Thanks. It’s fun to read.
I bet it’s fun to write and do the research.
I have just returned from Crete.
There too, the grapes are being picked.
Hard work for them
Nice to look at
for me
Sharon says
Mmmm Crete. Must have really nice..!
Joyce says
Interesting and informative as always – can’t wait to see these places for myself… 🙂
Eleanor says
Enjoyed reading this post Sharon. Will now be so much better informed as I cruise the aisles of the liquor store, and will have to pretend I am wandering through the dark passages in the bodega. Somehow the fluorescent lights and metal racks just do not have the same feeling!
Diana says
Another wonderful blog and so great to see pictures of sunshine having just spent 3 days at Radium Hot springs in the RAIN!
Brings back wonderful memories of wandering the streets of El Puerto de Santa Maria with you on one of our few sunny days in Spain.
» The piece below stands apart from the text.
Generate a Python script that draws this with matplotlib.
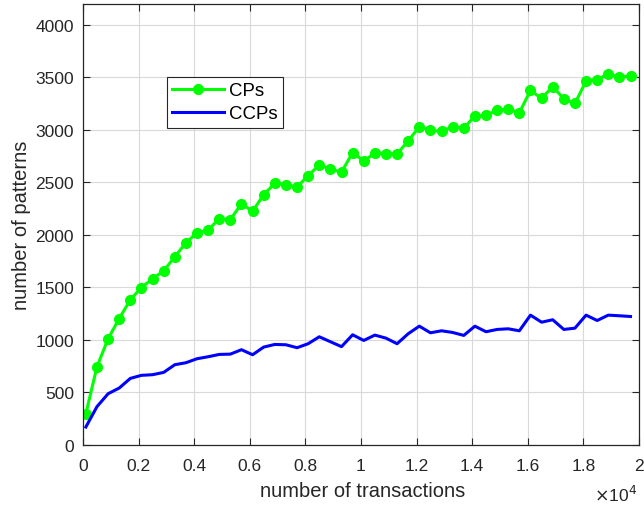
import numpy as np
import matplotlib.pyplot as plt
from matplotlib.ticker import FuncFormatter

# ====== Data =======
n_trans = [100 + 400 * k for k in range(50)]
cps = [298, 745, 1011, 1204, 1382, 1499, 1582, 1658, 1791, 1924,
       2019, 2045, 2155, 2145, 2297, 2224, 2383, 2491, 2478, 2456,
       2564, 2665, 2627, 2597, 2784, 2703, 2779, 2773, 2772, 2894,
       3030, 2995, 2985, 3030, 3017, 3131, 3137, 3188, 3198, 3163,
       3375, 3299, 3410, 3296, 3251, 3464, 3479, 3531, 3502, 3511]
ccps = [171, 365, 488, 542, 634, 663, 669, 691, 764, 783,
        821, 840, 862, 865, 907, 859, 932, 957, 954, 926,
        964, 1030, 983, 936, 1049, 995, 1046, 1017, 964, 1059,
        1131, 1068, 1087, 1071, 1043, 1131, 1078, 1100, 1106, 1087,
        1236, 1169, 1192, 1100, 1112, 1236, 1185, 1236, 1230, 1223]

plt.rcParams['font.family'] = ['Liberation Sans', 'DejaVu Sans']
dark = (0.15, 0.15, 0.15)

fig = plt.figure(figsize=(6.44, 5.06), dpi=100)
ax = fig.add_axes([0.129, 0.1186, 0.863, 0.872])

ax.plot(n_trans, cps, color=(0, 1, 0), lw=2.2, marker='o', markersize=7, label='CPs')
ax.plot(n_trans, ccps, color=(0, 0, 1), lw=2.2, label='CCPs')

ax.set_xlim(0, 20000)
ax.set_ylim(0, 4200)
ax.set_xticks(np.arange(0, 20001, 2000))
ax.set_yticks(np.arange(0, 4001, 500))
ax.xaxis.set_major_formatter(FuncFormatter(lambda v, p: '%g' % (v / 1e4)))

ax.grid(True, color=(0.85, 0.85, 0.85), lw=0.8)
ax.set_axisbelow(True)
ax.tick_params(direction='in', top=True, right=True, labelsize=12.5,
               colors=dark, length=5, width=0.8)
ax.tick_params(axis='x', pad=9.5)
ax.tick_params(axis='y', pad=6.5)
for s in ax.spines.values():
    s.set_color(dark)
    s.set_linewidth(0.9)

ax.set_xlabel('number of transactions', fontsize=14.5, color=dark, va='center')
ax.set_ylabel('number of patterns', fontsize=14.5, color=dark, va='center')
ax.xaxis.set_label_coords(0.503, -0.104)
ax.yaxis.set_label_coords(-0.1115, 0.5)
ax.text(0.9964, -0.112, r'$\times$10$^4$', transform=ax.transAxes, ha='right',
        va='center', fontsize=12.5, color=dark)

leg = ax.legend(loc='upper left', bbox_to_anchor=(0.1505, 0.8346), fontsize=13.4,
                frameon=True, fancybox=False, edgecolor=dark, framealpha=1,
                borderpad=0.3, handlelength=2.8, handletextpad=0.22,
                labelspacing=0.31, borderaxespad=0)
leg.get_frame().set_linewidth(0.8)

fig.savefig('out.png', dpi=100)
I must carry a rain cloud with me!
Will be back for sherry and more in 2015!
Best of wishes
Diana
Sharon says
You had so much rain while you were here and yet since then its been hot, hot ,hot! Make sure you come a different month next time,like now – September/October. Its emptied out of tourists and the weather is beautiful and the rooftop…is lovely!
Fiona says
Great Story and beautiful images as always. Its so important to show before it becomes a thing of the past. The world has become so instantaneous and fast that to see these processes that are slow and considered is a joy. This is what I love about all your blogs, that there is a slow and timeless quality that I believe we all need to re-discover
Thanks
elina says
Y, ahora, ¿que botella abro?
Marianne Sletbakk says
Wonderful Pictures! – makes me remember the year in El Puerto. When I see them and Close my eyes, I can feel the warm air and smell the food, flowers, fiesta, and everything. Good you still keep on taking these lovely and colourful photos.
Sharon says
Marianne? its you? How are you? I never heard from you again after you left but remember you every time I walk past your palacio (which is often!!) Are you coming back at all? Would be great to meet up again…Lets keep in touch!